Copy the data exactly; pictures stay out of the copy.
### Provided records ###
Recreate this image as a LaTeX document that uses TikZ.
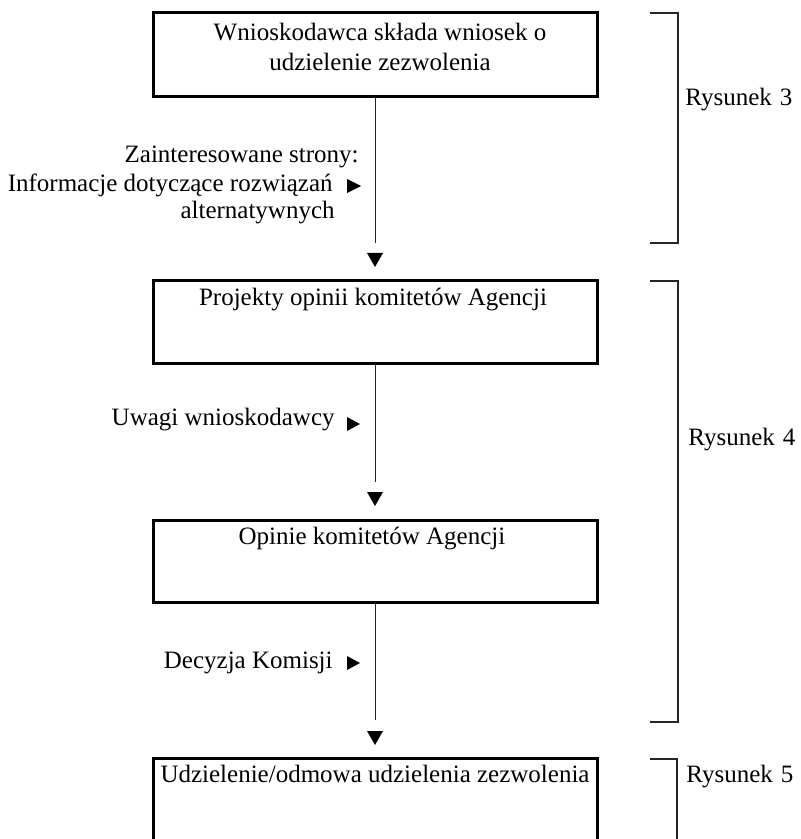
\documentclass[tikz,border=0pt]{standalone}
\usepackage{fontspec}
\setmainfont{Liberation Serif}
\begin{document}
\begin{tikzpicture}[x=0.5pt,y=-0.5pt,
  stagebox/.style={draw=black,line width=1.5pt,minimum width=222pt,inner sep=0pt},
  boxtext/.style={anchor=north,align=center,font=\fontsize{12.5}{15}\selectfont,inner sep=0pt},
  sidetext/.style={anchor=east,align=right,font=\fontsize{12.5}{15}\selectfont,inner sep=0pt},
  figtext/.style={anchor=west,font=\fontsize{12.5}{15}\selectfont,inner sep=0pt},
  conn/.style={draw=black!85,line width=0.5pt},
  brk/.style={draw=black!85,line width=0.6pt}]
\useasboundingbox (0,0) rectangle (800,839);
\clip (0,0) rectangle (800,839);
\fill[white] (0,0) rectangle (800,839);

% stage boxes
\node[stagebox,minimum height=42pt] (b1) at (375,55) {};
\node[stagebox,minimum height=41pt] (b2) at (375,322) {};
\node[stagebox,minimum height=41pt] (b3) at (375,561) {};
\node[stagebox,minimum height=60pt] (b4) at (375,818) {};

\node[boxtext] (t1) at (380,23) {Wnioskodawca składa wniosek o\\udzielenie zezwolenia};
\node[boxtext] (t2) at (373,288) {Projekty opinii komitetów Agencji};
\node[boxtext] (t3) at (372,527) {Opinie komitetów Agencji};
\node[boxtext] (t4) at (375,765) {Udzielenie/odmowa udzielenia zezwolenia};

% vertical connectors and their free ends
\coordinate (e1) at (375,243);
\coordinate (e2) at (375,482);
\coordinate (e3) at (375,720);
\draw[conn] (b1.south) -- (e1);
\draw[conn] (b2.south) -- (e2);
\draw[conn] (b3.south) -- (e3);

% downward arrow marks
\fill (375,267) -- (367,253) -- (383,253) -- cycle;
\fill (375,506) -- (367,492) -- (383,492) -- cycle;
\fill (375,745) -- (367,731) -- (383,731) -- cycle;

% side inputs
\node[sidetext] (s1a) at (359,157) {Zainteresowane strony:};
\node[sidetext] (s1b) at (333,185) {Informacje dotyczące rozwiązań};
\node[sidetext] (s1c) at (335,213) {alternatywnych};
\fill (361,186) -- (347,179) -- (347,193) -- cycle;

\node[sidetext] (s2) at (335,420) {Uwagi wnioskodawcy};
\fill (360,424) -- (347,417) -- (347,431) -- cycle;

\node[sidetext] (s3) at (333,663) {Decyzja Komisji};
\fill (360,663) -- (347,656) -- (347,670) -- cycle;

% figure brackets
\draw[brk] (650,13) -- (678,13) -- (678,243) -- (650,243);
\node[figtext] (r3) at (685,100) {Rysunek\hspace{4pt}3};
\draw[brk] (650,281) -- (678,281) -- (678,722) -- (650,722);
\node[figtext] (r4) at (688,440) {Rysunek\hspace{4pt}4};
\draw[brk] (650,759) -- (677,759) -- (677,850);
\node[figtext] (r5) at (686,777) {Rysunek\hspace{4pt}5};
\end{tikzpicture}
\end{document}
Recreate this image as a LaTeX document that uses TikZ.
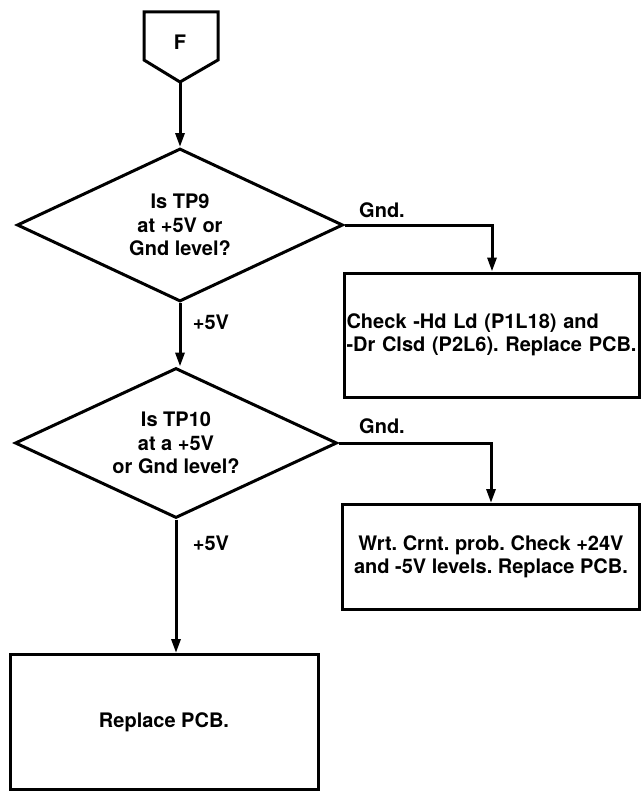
\documentclass[tikz,border=0pt]{standalone}
\usepackage{fontspec}
\setmainfont{TeX Gyre Heros}
\usetikzlibrary{shapes.geometric,arrows.meta}

\begin{document}
\frenchspacing
\begin{tikzpicture}[x = 1pt, y = -1pt, align = center,
                    font = \bfseries\fontsize{20}{23.5}\selectfont,
                    decision/.style = {draw, diamond, line width = 3pt, inner sep = 0pt,
                                       aspect = 2.2, minimum width = 326pt, minimum height = 153pt},
                    block/.style = {draw, rectangle, line width = 3pt, inner sep = 2pt},
                    flow/.style = {line width = 3pt, -{Triangle[length = 14pt, width = 9pt]}}]
                    \useasboundingbox (0, 0) rectangle (642, 797);

                    % off-page connector
                    \draw[line width = 3pt, line join = miter] (144, 12) -- (218, 12) -- (218, 60) -- (180, 82) -- (144, 60) -- cycle;
                    \node (F) at (180, 42) {F};
                    \coordinate (Ftip) at (180, 82);

                    \node[decision] (Q1) at (180, 225) {Is TP9\\ at +5V or\\ Gnd level?};
                    \node[decision, minimum width = 322pt, minimum height = 150pt] (Q2) at (176, 443) {Is TP10\\ at a +5V\\ or Gnd level?};

                    \node[block, minimum width = 295pt, minimum height = 124pt, text width = 291pt, align = left] (B1) at (492, 335)
                        {Check -Hd Ld (P1L18) and\\ -Dr Clsd (P2L6). Replace PCB.};
                    \node[block, minimum width = 297pt, minimum height = 105pt] (B2) at (491, 557)
                        {Wrt. Crnt. prob. Check +24V\\ and -5V levels. Replace PCB.};
                    \node[block, minimum width = 308pt, minimum height = 135pt] (B3) at (164, 722) {Replace PCB.};

                    \node (Gnd1) at (382, 210) {Gnd.};
                    \node (Gnd2) at (382, 426) {Gnd.};
                    \node (Pos1) at (211, 322) {+5V};
                    \node (Pos2) at (211, 543) {+5V};

                    \draw[flow] (Ftip) -- (Q1.north);
                    \draw[flow] (Q1.east) -| (B1.north);
                    \draw[flow] (Q1.south) -- (Q1.south |- Q2.north);
                    \draw[flow] (Q2.east) -| (B2.north);
                    \draw[flow] (Q2.south) -- (Q2.south |- B3.north);
                \end{tikzpicture}
\end{document}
###
Completed task
Recreate this image as a LaTeX document that uses TikZ.
\documentclass[tikz,border=0pt]{standalone}
\usepackage{fontspec}
\setmainfont{Liberation Serif}
\begin{document}
\begin{tikzpicture}[x=0.5pt,y=-0.5pt,
  stagebox/.style={draw=black,line width=1.5pt,minimum width=222pt,inner sep=0pt},
  boxtext/.style={anchor=north,align=center,font=\fontsize{12.5}{15}\selectfont,inner sep=0pt},
  sidetext/.style={anchor=east,align=right,font=\fontsize{12.5}{15}\selectfont,inner sep=0pt},
  figtext/.style={anchor=west,font=\fontsize{12.5}{15}\selectfont,inner sep=0pt},
  conn/.style={draw=black!85,line width=0.5pt},
  brk/.style={draw=black!85,line width=0.6pt}]
\useasboundingbox (0,0) rectangle (800,839);
\clip (0,0) rectangle (800,839);
\fill[white] (0,0) rectangle (800,839);

% stage boxes
\node[stagebox,minimum height=42pt] (b1) at (375,55) {};
\node[stagebox,minimum height=41pt] (b2) at (375,322) {};
\node[stagebox,minimum height=41pt] (b3) at (375,561) {};
\node[stagebox,minimum height=60pt] (b4) at (375,818) {};

\node[boxtext] (t1) at (380,23) {Wnioskodawca składa wniosek o\\udzielenie zezwolenia};
\node[boxtext] (t2) at (373,288) {Projekty opinii komitetów Agencji};
\node[boxtext] (t3) at (372,527) {Opinie komitetów Agencji};
\node[boxtext] (t4) at (375,765) {Udzielenie/odmowa udzielenia zezwolenia};

% vertical connectors and their free ends
\coordinate (e1) at (375,243);
\coordinate (e2) at (375,482);
\coordinate (e3) at (375,720);
\draw[conn] (b1.south) -- (e1);
\draw[conn] (b2.south) -- (e2);
\draw[conn] (b3.south) -- (e3);

% downward arrow marks
\fill (375,267) -- (367,253) -- (383,253) -- cycle;
\fill (375,506) -- (367,492) -- (383,492) -- cycle;
\fill (375,745) -- (367,731) -- (383,731) -- cycle;

% side inputs
\node[sidetext] (s1a) at (359,157) {Zainteresowane strony:};
\node[sidetext] (s1b) at (333,185) {Informacje dotyczące rozwiązań};
\node[sidetext] (s1c) at (335,213) {alternatywnych};
\fill (361,186) -- (347,179) -- (347,193) -- cycle;

\node[sidetext] (s2) at (335,420) {Uwagi wnioskodawcy};
\fill (360,424) -- (347,417) -- (347,431) -- cycle;

\node[sidetext] (s3) at (333,663) {Decyzja Komisji};
\fill (360,663) -- (347,656) -- (347,670) -- cycle;

% figure brackets
\draw[brk] (650,13) -- (678,13) -- (678,243) -- (650,243);
\node[figtext] (r3) at (685,100) {Rysunek\hspace{4pt}3};
\draw[brk] (650,281) -- (678,281) -- (678,722) -- (650,722);
\node[figtext] (r4) at (688,440) {Rysunek\hspace{4pt}4};
\draw[brk] (650,759) -- (677,759) -- (677,850);
\node[figtext] (r5) at (686,777) {Rysunek\hspace{4pt}5};
\end{tikzpicture}
\end{document}
Recreate this image as a LaTeX document that uses TikZ.
\documentclass[tikz,border=0pt]{standalone}
\usepackage{fontspec}
\setmainfont{TeX Gyre Heros}
\usetikzlibrary{shapes.geometric,arrows.meta}

\begin{document}
\frenchspacing
\begin{tikzpicture}[x = 1pt, y = -1pt, align = center,
                    font = \bfseries\fontsize{20}{23.5}\selectfont,
                    decision/.style = {draw, diamond, line width = 3pt, inner sep = 0pt,
                                       aspect = 2.2, minimum width = 326pt, minimum height = 153pt},
                    block/.style = {draw, rectangle, line width = 3pt, inner sep = 2pt},
                    flow/.style = {line width = 3pt, -{Triangle[length = 14pt, width = 9pt]}}]
                    \useasboundingbox (0, 0) rectangle (642, 797);

                    % off-page connector
                    \draw[line width = 3pt, line join = miter] (144, 12) -- (218, 12) -- (218, 60) -- (180, 82) -- (144, 60) -- cycle;
                    \node (F) at (180, 42) {F};
                    \coordinate (Ftip) at (180, 82);

                    \node[decision] (Q1) at (180, 225) {Is TP9\\ at +5V or\\ Gnd level?};
                    \node[decision, minimum width = 322pt, minimum height = 150pt] (Q2) at (176, 443) {Is TP10\\ at a +5V\\ or Gnd level?};

                    \node[block, minimum width = 295pt, minimum height = 124pt, text width = 291pt, align = left] (B1) at (492, 335)
                        {Check -Hd Ld (P1L18) and\\ -Dr Clsd (P2L6). Replace PCB.};
                    \node[block, minimum width = 297pt, minimum height = 105pt] (B2) at (491, 557)
                        {Wrt. Crnt. prob. Check +24V\\ and -5V levels. Replace PCB.};
                    \node[block, minimum width = 308pt, minimum height = 135pt] (B3) at (164, 722) {Replace PCB.};

                    \node (Gnd1) at (382, 210) {Gnd.};
                    \node (Gnd2) at (382, 426) {Gnd.};
                    \node (Pos1) at (211, 322) {+5V};
                    \node (Pos2) at (211, 543) {+5V};

                    \draw[flow] (Ftip) -- (Q1.north);
                    \draw[flow] (Q1.east) -| (B1.north);
                    \draw[flow] (Q1.south) -- (Q1.south |- Q2.north);
                    \draw[flow] (Q2.east) -| (B2.north);
                    \draw[flow] (Q2.south) -- (Q2.south |- B3.north);
                \end{tikzpicture}
\end{document}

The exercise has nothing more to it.